What Can Safety Learn from Barbie

January 29, 2016 by Dr Rob Long 9 Comments

What Can Safety Learn from Barbie

safety barbieWe learn today that after many years Barbie is getting a ‘make over’. The iconic doll of the ‘perfect’ female form is about to become ordinary, diverse and not perfect. This is the end of a 56 year tradition that has had more harmful by-products than any other social experiment I can recall. What is so interesting is the discourse and language around this profound change. What was once called ‘perfect’ is now labelled as ‘unreal’ and ‘delusional’, ‘ridiculous’ and ‘offensive’. Why have parents not boycotted this product 50 years ago? Why is it that Mattel finally decide to make Barbie ordinary and normal?

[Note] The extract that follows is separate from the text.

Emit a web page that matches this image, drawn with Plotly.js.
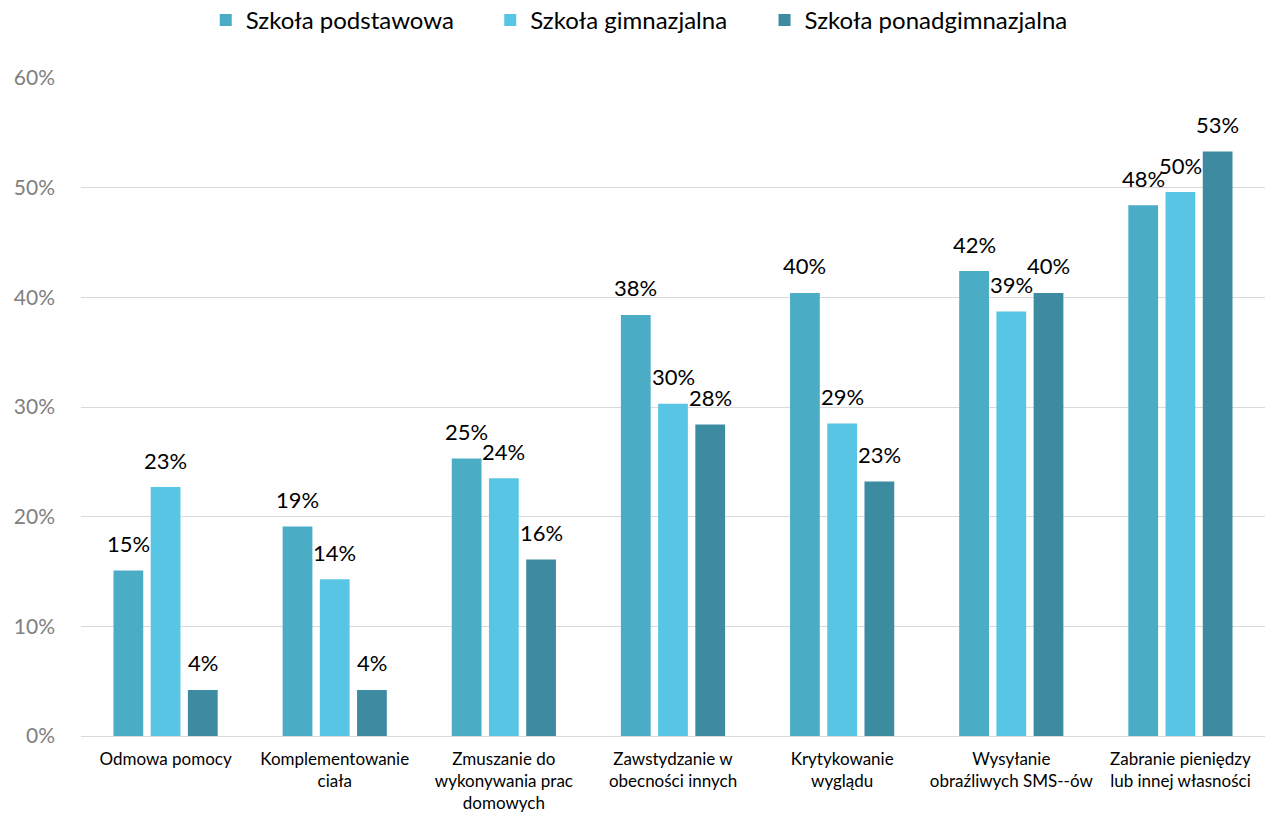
<!DOCTYPE html>
<html>
<head>
<meta charset="utf-8">
<script src="https://cdn.plot.ly/plotly-3.0.1.min.js"></script>
<style>
  html, body { margin: 0; padding: 0; background: #fff; }
  #chart { width: 1270px; height: 814px; }
</style>
</head>
<body>
<div id="chart"></div>
<script>
var categories = [
  'Odmowa pomocy',
  'Komplementowanie<br>ciała',
  'Zmuszanie do<br>wykonywania prac<br>domowych',
  'Zawstydzanie w<br>obecności innych',
  'Krytykowanie<br>wyglądu',
  'Wysyłanie<br>obraźliwych SMS--ów',
  'Zabranie pieniędzy<br>lub innej własności'
];
var seriesNames = ['Szkoła podstawowa', 'Szkoła gimnazjalna', 'Szkoła ponadgimnazjalna'];
var podstawowa = [15.1, 19.1, 25.3, 38.4, 40.4, 42.4, 48.4];
var gimnazjalna = [22.7, 14.3, 23.5, 30.3, 28.5, 38.7, 49.6];
var ponadgimnazjalna = [4.2, 4.2, 16.1, 28.4, 23.2, 40.4, 53.3];
var colors = ['#4BACC6', '#59C5E5', '#3D8BA1'];

var W = 1270, H = 814;
var margin = { l: 81, r: 5, t: 78, b: 78 };
var bargap = 0.34;

var allSeries = [podstawowa, gimnazjalna, ponadgimnazjalna];
var legendIds = ['legend', 'legend2', 'legend3'];
var legendX = [0.162, 0.386, 0.602];

var data = allSeries.map(function (y, i) {
  return {
    type: 'bar',
    name: seriesNames[i],
    x: categories,
    y: y,
    legend: legendIds[i],
    marker: { color: colors[i] },
    hoverinfo: 'none'
  };
});

// data labels as annotations so they can sit a bit higher above the bars, like the original
var catWidth = (W - margin.l - margin.r) / categories.length;
var slot = catWidth * (1 - bargap) / allSeries.length;
var annotations = [];
allSeries.forEach(function (y, i) {
  y.forEach(function (v, j) {
    annotations.push({
      x: categories[j],
      y: v,
      xref: 'x',
      yref: 'y',
      text: Math.round(v) + '%',
      showarrow: false,
      xanchor: 'center',
      yanchor: 'middle',
      xshift: (i - 1) * slot,
      yshift: 27,
      font: { family: 'Lato, sans-serif', size: 22, color: '#000' }
    });
  });
});

var layout = {
  width: W,
  height: H,
  margin: margin,
  paper_bgcolor: '#fff',
  plot_bgcolor: '#fff',
  barmode: 'group',
  bargap: bargap,
  bargroupgap: 0.2,
  font: { family: 'Lato, sans-serif', color: '#000' },
  showlegend: true,
  annotations: annotations,
  xaxis: {
    showgrid: false,
    showline: false,
    ticks: '',
    tickangle: 0,
    ticklabelstandoff: 11,
    tickfont: { size: 17, color: '#000' }
  },
  yaxis: {
    range: [0, 60],
    dtick: 10,
    ticksuffix: '%',
    showgrid: true,
    gridcolor: '#d9d9d9',
    zeroline: true,
    zerolinecolor: '#d9d9d9',
    showline: false,
    ticks: '',
    ticklabelstandoff: 25,
    tickfont: { size: 21, color: '#808080' }
  }
};

// one small legend per series so the spacing can match the original
legendIds.forEach(function (id, i) {
  layout[id] = {
    orientation: 'h',
    xref: 'container',
    x: legendX[i],
    xanchor: 'left',
    yref: 'container',
    y: 0.975,
    yanchor: 'middle',
    font: { size: 24, color: '#000' },
    itemwidth: 30
  };
});

Plotly.newPlot('chart', data, layout, { displayModeBar: false, staticPlot: true });
</script>
</body>
</html>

Evelyn Mazzocco, senior vice-president and global general manager of the Barbie brand, said: “We believe we have a responsibility to girls and parents to reflect a broader view of beauty.” At last!

The perfection of Barbie has plagued the upbringing of young people for years. The many unconscious messages it sends to young people, children and especially young girls has been so harmful. There is nothing like setting a goal of perfection to screw up any sense of hope for a normal mortal. One need not count the anorexia or bulimia data or the distortional beliefs and values of the beauty industry to know the icon and symbol of perfection is fundamentally dangerous and harmful. Yet it has managed to keep the position of prime semiotic of the feminine for so long.

The real question coming out of this is not about lost sales for Mattel over the past few years but what are the psychological by-products of goals. Barbie has for years been the poster doll of what it is to be a female. A tangible physical model and semiotic (symbol) to reach into the unconscious of girls and say ‘you should look like this’. And the consequence for children who didn’t match up to Barbie (or Ken)? – loser, failure!

So what are the lessons?

  1. The first lesson for Safety is the consideration of harmful by-products of perfectionist language, discourse and models.
  2. The second lesson is the need to be aware that all decision making has a by-product. No decision is neutral, every decision in risk has a by-product and trade off.
  3. The third lesson is about relevance and the importance the ordinary, everyday things in safety.

I often get asked into organistions to speak for a day and somehow ‘fire up’ the workforce to culture change. This of course is impossible. I get astounded at how superficial people can be in the safety industry and so easily seduced into gimmicks, fads and snake oil. It seems Safety would rather have some shiny toy that goes ‘bling’ than embrace a challenge that is tough and hard work but very ordinary. Sometimes it seems safety would rather pay a fortune to hear someone say nothing really well, than to hear something of substance. Safety seems the only industry that credits learning integrity to a McHappy Day diet.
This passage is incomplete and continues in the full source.